Stock Market News Today: Markets end in the red as big rally takes a breather
Michael M. Santiago
After a strong rally that has seen the benchmark S&P 500 (SP500) and the tech-heavy Nasdaq Composite (COMP.IND) post six-day win streaks, Wall Street took a beat on Friday, with the major averages closing in the red.
However, it was a strong weekly performance for U.S. stocks, with the S&P adding 2.58% and notching a five-week win streak. The Nasdaq advanced 3.25%, as technology names continued to march higher and add to their 2023 runup. The blue-chip Dow (DJI) rose 1.25%.
Looking at today’s performance, the Nasdaq closed out the session with a loss of 0.68% to settle at 13,689.57 points, while the blue-chip Dow (DJI) slipped 0.31% to end at 34,300.76 points. The S&P was lower by 0.36%, finishing at 4,409.74 points.
Eight of the 11 S&P sectors ended in negative territory, led by Communication Services and Technology. Utilities topped the gainers.
Treasury yields were higher. The longer-end 10-year yield (US10Y) was up 4 basis points to 3.77% while the 2-year yield (US2Y) – which is more rate-sensitive to the Fed’s moves – was up 8 basis points to 4.73%. Meanwhile, the dollar index (DXY) was higher by 0.21% to 102.32.
On Thursday, markets finished with hefty gains. Investors have appeared to overlook the Federal Reserve’s signal that further rate hikes are on the cards. Market participants have instead bolstered their expectations that the central bank will have to end its aggressive tightening cycle sooner rather than later.
“Each of the four major equity indices – the S&P 500 (SP500), the Nasdaq 100 (NDX), the Dow (DJI) and the Russell 2000 – hit key short-term resistance levels today and failed to break through to the upside,” Alex King, investing group leader of Cestrian Capital Research, told Seeking Alpha.
“We believe there will be a temporary sell-down in each of the indices in the coming days as a function of, inter alia, dealer rebalancing as call options expire (meaning dealers will be selling stock to unwind their long hedges). Also for the highly technical reason that it has all run up a bit too much and needs to cool off,” King added.
The Nasdaq Composite (COMP.IND) on Friday was weighed down by a retreat in chipmakers, after Micron Technology (MU) warned that about half of its revenue from China is at risk of being lost. Meanwhile, Advanced Micro Devices (AMD) was also lower. Morgan Stanley analysts bumped the firm from its top pick, replacing it with NVIDIA (NVDA).

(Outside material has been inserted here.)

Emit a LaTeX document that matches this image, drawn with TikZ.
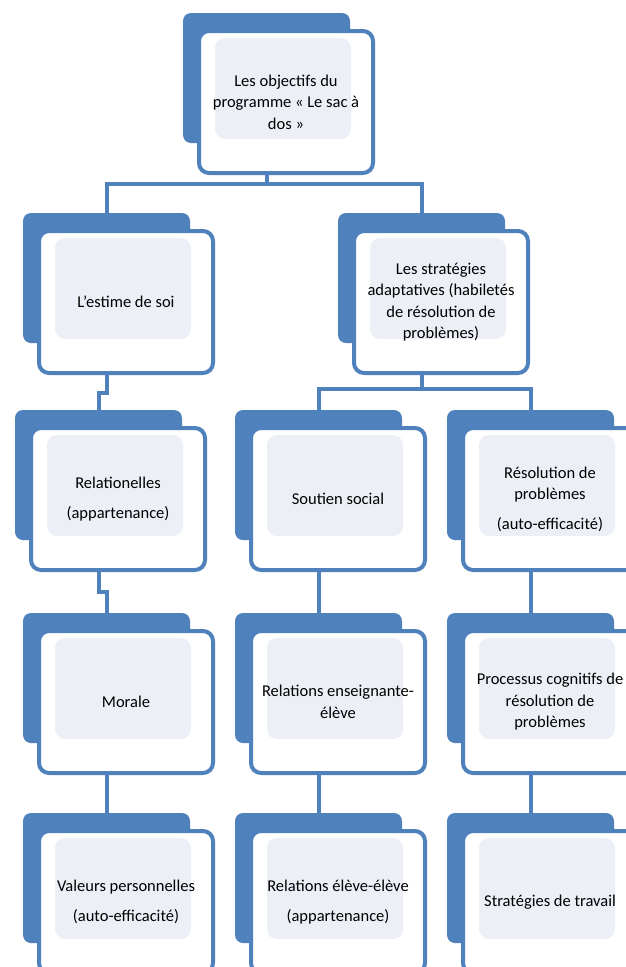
\documentclass[tikz,border=0pt]{standalone}
\usepackage{fontspec}
\setmainfont{Carlito}
\definecolor{offblue}{RGB}{79,129,189}
\definecolor{paleblue}{RGB}{236,240,246}
\tikzset{
  backbox/.style={fill=offblue, draw=none, rounded corners=8pt, minimum width=167pt, minimum height=130pt, inner sep=0pt},
  frontbox/.style={fill=white, draw=offblue, line width=4pt, rounded corners=10pt, minimum width=174pt, minimum height=142pt, inner sep=0pt, align=center,
    font=\fontsize{16.5}{21.5}\selectfont, text=black,
    path picture={\fill[paleblue] ([shift={(16pt,-7pt)}]path picture bounding box.north west) rectangle ([shift={(-22pt,34pt)}]path picture bounding box.south east);}},
  conn/.style={draw=offblue, line width=4pt}
}
\newcommand\skbox[4]{%
  \node[backbox] (#1b) at ({#2+83.5},{#3+65}) {};
  \node[frontbox] (#1f) at ({#2+103},{#3+89}) {#4};
}
\begin{document}
\begin{tikzpicture}[x=1pt,y=-1pt]
\clip (0,0) rectangle (626,967);
\fill[white] (0,0) rectangle (626,967);
% boxes
\skbox{top}{183}{13}{Les objectifs du\\programme « Le sac à\\dos »}
\skbox{est}{23}{213}{L’estime de soi}
\skbox{str}{338}{213}{Les stratégies\\adaptatives (habiletés\\de résolution de\\problèmes)}
\skbox{rel}{15}{410}{Relationelles\\[8pt](appartenance)}
\skbox{sou}{235}{410}{Soutien social}
\skbox{res}{447}{410}{Résolution de\\problèmes\\[8pt](auto-efficacité)}
\skbox{mor}{23}{613}{Morale}
\skbox{ens}{235}{613}{Relations enseignante-\\élève}
\skbox{pro}{447}{613}{Processus cognitifs de\\résolution de\\problèmes}
\skbox{val}{23}{813}{Valeurs personnelles\\[8pt](auto-efficacité)}
\skbox{ele}{235}{813}{Relations élève-élève\\[8pt](appartenance)}
\skbox{tra}{447}{813}{Stratégies de travail}
% connectors
\draw[conn] (topf.south -| topb.center) -- ++(0,9) -| (estb.north);
\draw[conn] (topf.south -| topb.center) -- ++(0,9) -| (strb.north);
\draw[conn] (estf.south -| estb.center) -- ++(0,18) -| (relb.north);
\draw[conn] (strf.south -| strb.center) -- ++(0,14) -| (soub.north);
\draw[conn] (strf.south -| strb.center) -- ++(0,14) -| (resb.north);
\draw[conn] (relf.south -| relb.center) -- ++(0,20) -| (morb.north);
\draw[conn] (souf.south -| soub.center) -- (ensb.north);
\draw[conn] (resf.south -| resb.center) -- (prob.north);
\draw[conn] (morf.south -| morb.center) -- (valb.north);
\draw[conn] (ensf.south -| ensb.center) -- (eleb.north);
\draw[conn] (prof.south -| prob.center) -- (trab.north);
\end{tikzpicture}
\end{document}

“The Nasdaq could sell down quite some way and still be on a bull track to new all time highs, but we anticipate many victorious bear growls should we see any sequential down days in Big Tech. We continue to look towards new all time highs during 2023/4, in all four major indices,” Alex King added.
Turning to the economic calendar, the University of Michigan’s gauge of consumer sentiment in June came in higher than expected. Moreover, year-ahead inflation expectations came in at +3.3%, much lower than the anticipated +4.4% figure.
“Sentiment is improving, albeit at still-depressed levels. We think the bigger story in today’s University of Michigan survey is the fact that inflation expectations are rolling over,” Wells Fargo’s Tim Quinlan said.
Turning to active stocks, Adobe (ADBE) ended as the top percentage gainer on the S&P 500 (SP500) after the design software maker reported a beat-and-raise quarter. Analysts were also positive over its artificial intelligence prospects.
Virgin Atlantic (SPCE) shares took off after the company said it would start commercial spaceflight operations later this month.